START
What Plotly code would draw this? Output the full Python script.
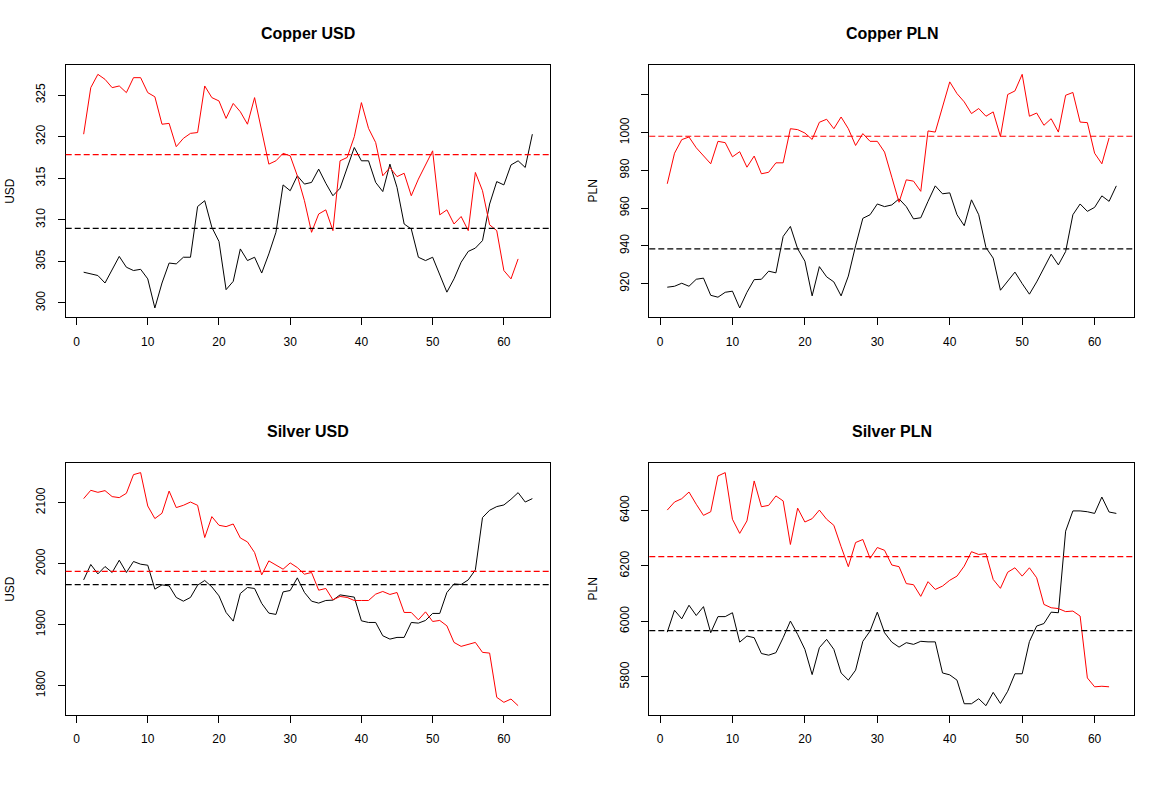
import numpy as np
import plotly.graph_objects as go

# ---------------- data ----------------
titles = ["Copper USD", "Copper PLN", "Silver USD", "Silver PLN"]
units = ["USD", "PLN", "USD", "PLN"]

copper_usd_black = [303.7, 303.5, 303.3, 302.4, 304.0, 305.6, 304.3, 303.9, 304.05, 302.9,
                    299.4, 302.4, 304.8, 304.7, 305.5, 305.5, 311.6, 312.3, 309.1, 307.4,
                    301.6, 302.6, 306.5, 305.1, 305.5, 303.6, 305.9, 308.5, 314.2, 313.5,
                    315.3, 314.3, 314.5, 316.1, 314.4, 312.9, 313.8, 316.3, 318.7, 317.1,
                    317.1, 314.5, 313.4, 316.7, 313.9, 309.5, 308.9, 305.5, 305.1, 305.5,
                    303.5, 301.3, 302.9, 304.9, 306.2, 306.6, 307.5, 311.9, 314.6, 314.2,
                    316.6, 317.1, 316.3, 320.3]
copper_usd_red = [320.3, 325.9, 327.5, 326.9, 325.9, 326.1, 325.3, 327.1, 327.1, 325.3,
                  324.8, 321.5, 321.6, 318.8, 319.8, 320.4, 320.5, 326.1, 324.7, 324.3,
                  322.2, 324.0, 323.0, 321.5, 324.7, 320.8, 316.7, 317.1, 318.0, 317.7,
                  315.3, 312.3, 308.5, 310.7, 311.2, 308.7, 317.1, 317.5, 320.0, 324.1,
                  321.0, 319.3, 315.3, 316.3, 315.2, 315.6, 312.9, 314.9, 316.7, 318.3,
                  310.6, 311.2, 309.5, 310.4, 308.7, 315.7, 313.5, 309.4, 308.7, 303.9,
                  302.9, 305.3]

copper_pln_black = [918.1, 918.6, 920.2, 918.6, 922.3, 922.9, 913.8, 912.8, 915.4, 916.0,
                    907.1, 915.4, 922.1, 922.3, 926.6, 925.7, 945.0, 950.3, 938.5, 931.9,
                    913.5, 929.0, 923.6, 920.9, 913.5, 924.0, 940.0, 954.6, 956.5, 962.2,
                    960.8, 961.7, 964.9, 960.8, 954.3, 954.9, 963.6, 971.8, 967.6, 968.1,
                    956.5, 950.7, 964.4, 956.5, 939.1, 933.5, 916.5, 921.1, 926.1, 920.0,
                    914.4, 920.9, 928.5, 935.6, 929.9, 937.0, 956.5, 962.2, 958.3, 960.4,
                    966.5, 963.6, 971.8]
copper_pln_red = [972.9, 989.1, 996.3, 997.7, 992.0, 987.6, 983.5, 995.4, 994.7, 987.2,
                  989.9, 981.7, 987.6, 978.2, 979.0, 984.0, 984.0, 1002.1, 1001.6, 999.8,
                  996.4, 1005.5, 1007.1, 1002.1, 1008.3, 1002.1, 993.2, 999.5, 995.4, 995.4,
                  989.7, 976.4, 963.1, 975.0, 974.3, 968.9, 1000.9, 1000.3, 1013.6, 1026.9,
                  1020.7, 1016.3, 1010.1, 1012.8, 1008.7, 1011.0, 998.0, 1020.2, 1022.1, 1030.9,
                  1008.7, 1010.4, 1003.9, 1007.4, 1000.3, 1019.8, 1021.3, 1005.6, 1005.3, 989.1,
                  983.5, 997.2]

silver_usd_black = [1973.5, 1998.7, 1983.3, 1995.4, 1985.6, 2005.7, 1985.6, 2003.6, 1999.2, 1997.5,
                    1958.3, 1965.3, 1963.7, 1944.7, 1938.6, 1944.7, 1964.8, 1972.5, 1962.0, 1947.3,
                    1920.1, 1905.9, 1951.2, 1961.0, 1959.4, 1934.9, 1919.0, 1916.9, 1953.8, 1956.1,
                    1976.8, 1952.9, 1938.6, 1935.4, 1939.7, 1940.3, 1948.9, 1946.8, 1945.2, 1906.4,
                    1903.7, 1903.7, 1881.9, 1876.4, 1879.2, 1879.2, 1903.7, 1902.6, 1907.0, 1918.5,
                    1918.5, 1952.8, 1966.9, 1965.9, 1973.5, 1989.9, 2075.6, 2087.6, 2093.6, 2096.3,
                    2105.6, 2116.5, 2101.1, 2106.7]
silver_usd_red = [2106.7, 2120.3, 2117.0, 2119.8, 2110.0, 2108.3, 2115.4, 2146.0, 2149.3, 2094.6,
                  2074.0, 2082.7, 2119.1, 2092.0, 2095.7, 2101.1, 2095.7, 2042.9, 2077.2, 2063.0,
                  2060.8, 2065.1, 2042.2, 2035.7, 2018.3, 1981.7, 2004.6, 1998.0, 1991.0, 2001.3,
                  1993.7, 1982.8, 1985.6, 1956.6, 1959.4, 1940.8, 1946.3, 1944.7, 1939.7, 1939.7,
                  1939.7, 1950.1, 1954.5, 1949.6, 1952.8, 1920.1, 1920.1, 1908.0, 1921.1, 1905.3,
                  1907.0, 1898.2, 1871.0, 1864.5, 1868.2, 1871.0, 1854.7, 1853.5, 1781.0, 1772.8,
                  1778.2, 1767.3]

silver_pln_black = [5961, 6040, 6009, 6058, 6021, 6053, 5959, 6017, 6017, 6031,
                    5925, 5947, 5941, 5884, 5878, 5887, 5941, 6001, 5953, 5899,
                    5808, 5905, 5935, 5899, 5814, 5788, 5824, 5928, 5965, 6033,
                    5959, 5925, 5907, 5923, 5917, 5928, 5926, 5926, 5814, 5807,
                    5788, 5703, 5703, 5721, 5696, 5744, 5704, 5748, 5811, 5811,
                    5927, 5983, 5992, 6033, 6031, 6325, 6398, 6398, 6395, 6389,
                    6448, 6394, 6389]
silver_pln_red = [6401, 6430, 6442, 6466, 6422, 6382, 6395, 6524, 6536, 6368,
                  6317, 6362, 6506, 6413, 6418, 6452, 6434, 6277, 6408, 6358,
                  6370, 6401, 6368, 6346, 6269, 6197, 6284, 6295, 6227, 6266,
                  6256, 6203, 6197, 6136, 6132, 6090, 6143, 6115, 6127, 6148,
                  6163, 6199, 6251, 6241, 6244, 6151, 6119, 6177, 6193, 6163,
                  6193, 6157, 6061, 6049, 6046, 6035, 6037, 6019, 5796, 5764,
                  5766, 5764]

x_ticks = [0, 10, 20, 30, 40, 50, 60]
y_ticks = [[300, 305, 310, 315, 320, 325],
           [920, 940, 960, 980, 1000, 1020],
           [1800, 1900, 2000, 2100],
           [5800, 6000, 6200, 6400]]
y_ticklabels = [["300", "305", "310", "315", "320", "325"],
                ["920", "940", "960", "980", "1000", ""],
                ["1800", "1900", "2000", "2100"],
                ["5800", "6000", "6200", "6400"]]

black_series = [copper_usd_black, copper_pln_black, silver_usd_black, silver_pln_black]
red_series = [copper_usd_red, copper_pln_red, silver_usd_red, silver_pln_red]

# ---------------- layout geometry (pixels) ----------------
W, H = 1168, 797
x_doms_px = [(65.7, 550.3), (649.3, 1134.3), (65.7, 550.3), (649.3, 1134.3)]
y_doms_px = [(65.0, 317.3), (65.0, 317.3), (463.3, 715.0), (463.3, 715.0)]

FONT = "Liberation Sans, Arial, sans-serif"
fig = go.Figure()
annotations = []
shapes = []

for k in range(4):
    xa = "x" if k == 0 else f"x{k+1}"
    ya = "y" if k == 0 else f"y{k+1}"
    blk = np.array(black_series[k], dtype=float)
    red = np.array(red_series[k], dtype=float)
    xb = np.arange(1, len(blk) + 1)
    xr = np.arange(1, len(red) + 1)
    fig.add_trace(go.Scatter(x=xb, y=blk, mode="lines", line=dict(color="black", width=1),
                             xaxis=xa, yaxis=ya, showlegend=False, hoverinfo="skip"))
    fig.add_trace(go.Scatter(x=xr, y=red, mode="lines", line=dict(color="#ff0000", width=1),
                             xaxis=xa, yaxis=ya, showlegend=False, hoverinfo="skip"))

    # R-style 4% padded ranges
    allv = np.concatenate([blk, red])
    lo, hi = allv.min(), allv.max()
    pad = 0.04 * (hi - lo)
    n = max(len(blk), len(red))
    xpad = 0.04 * (n - 1)

    x0p, x1p = x_doms_px[k]
    y0p, y1p = y_doms_px[k]
    xdom = [x0p / W, x1p / W]
    ydom = [1 - y1p / H, 1 - y0p / H]

    axis_common = dict(showgrid=False, zeroline=False, showline=True, mirror=True,
                       linecolor="black", linewidth=1, ticks="outside", ticklen=7,
                       tickwidth=1, tickcolor="black",
                       tickfont=dict(family=FONT, size=12, color="black"))
    fig.update_layout(**{
        ("xaxis" if k == 0 else f"xaxis{k+1}"): dict(
            domain=xdom, anchor=ya, range=[1 - xpad, n + xpad],
            tickvals=x_ticks, ticktext=[str(v) for v in x_ticks],
            ticklabelstandoff=6, **axis_common),
        ("yaxis" if k == 0 else f"yaxis{k+1}"): dict(
            domain=ydom, anchor=xa, range=[lo - pad, hi + pad],
            tickvals=y_ticks[k], ticktext=y_ticklabels[k], tickangle=-90,
            ticklabelstandoff=8, **axis_common),
    })

    # mean (dashed) lines
    for arr, col in ((red, "#ff0000"), (blk, "black")):
        m = float(np.mean(arr))
        shapes.append(dict(type="line", xref=f"{xa} domain", yref=ya, x0=0, x1=1, y0=m, y1=m,
                           line=dict(color=col, width=1.2, dash="6px,3px")))

    # title
    annotations.append(dict(text=f"<b>{titles[k]}</b>", x=(x0p + x1p) / 2 / W,
                            y=1 - (y0p - 32) / H, xref="paper", yref="paper",
                            showarrow=False, xanchor="center", yanchor="middle",
                            font=dict(family=FONT, size=16, color="black")))
    # y axis title
    annotations.append(dict(text=units[k], x=(x0p - 56) / W, y=1 - ((y0p + y1p) / 2) / H,
                            xref="paper", yref="paper", showarrow=False, textangle=-90,
                            xanchor="center", yanchor="middle",
                            font=dict(family=FONT, size=12, color="black")))

fig.update_layout(width=W, height=H, margin=dict(l=0, r=0, t=0, b=0),
                  paper_bgcolor="white", plot_bgcolor="white",
                  annotations=annotations, shapes=shapes, showlegend=False)

fig.write_html("out.html", config={"displayModeBar": False},
               post_script="document.body.style.margin='0';document.body.style.overflow='hidden';")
END
» **What to do**
Write out exactly the opening lines of the data, stopping after the line that holds "302.9, 305.3]". Exclude pictures.

» **Output of the exercise**
What Plotly code would draw this? Output the full Python script.
import numpy as np
import plotly.graph_objects as go

# ---------------- data ----------------
titles = ["Copper USD", "Copper PLN", "Silver USD", "Silver PLN"]
units = ["USD", "PLN", "USD", "PLN"]

copper_usd_black = [303.7, 303.5, 303.3, 302.4, 304.0, 305.6, 304.3, 303.9, 304.05, 302.9,
                    299.4, 302.4, 304.8, 304.7, 305.5, 305.5, 311.6, 312.3, 309.1, 307.4,
                    301.6, 302.6, 306.5, 305.1, 305.5, 303.6, 305.9, 308.5, 314.2, 313.5,
                    315.3, 314.3, 314.5, 316.1, 314.4, 312.9, 313.8, 316.3, 318.7, 317.1,
                    317.1, 314.5, 313.4, 316.7, 313.9, 309.5, 308.9, 305.5, 305.1, 305.5,
                    303.5, 301.3, 302.9, 304.9, 306.2, 306.6, 307.5, 311.9, 314.6, 314.2,
                    316.6, 317.1, 316.3, 320.3]
copper_usd_red = [320.3, 325.9, 327.5, 326.9, 325.9, 326.1, 325.3, 327.1, 327.1, 325.3,
                  324.8, 321.5, 321.6, 318.8, 319.8, 320.4, 320.5, 326.1, 324.7, 324.3,
                  322.2, 324.0, 323.0, 321.5, 324.7, 320.8, 316.7, 317.1, 318.0, 317.7,
                  315.3, 312.3, 308.5, 310.7, 311.2, 308.7, 317.1, 317.5, 320.0, 324.1,
                  321.0, 319.3, 315.3, 316.3, 315.2, 315.6, 312.9, 314.9, 316.7, 318.3,
                  310.6, 311.2, 309.5, 310.4, 308.7, 315.7, 313.5, 309.4, 308.7, 303.9,
                  302.9, 305.3]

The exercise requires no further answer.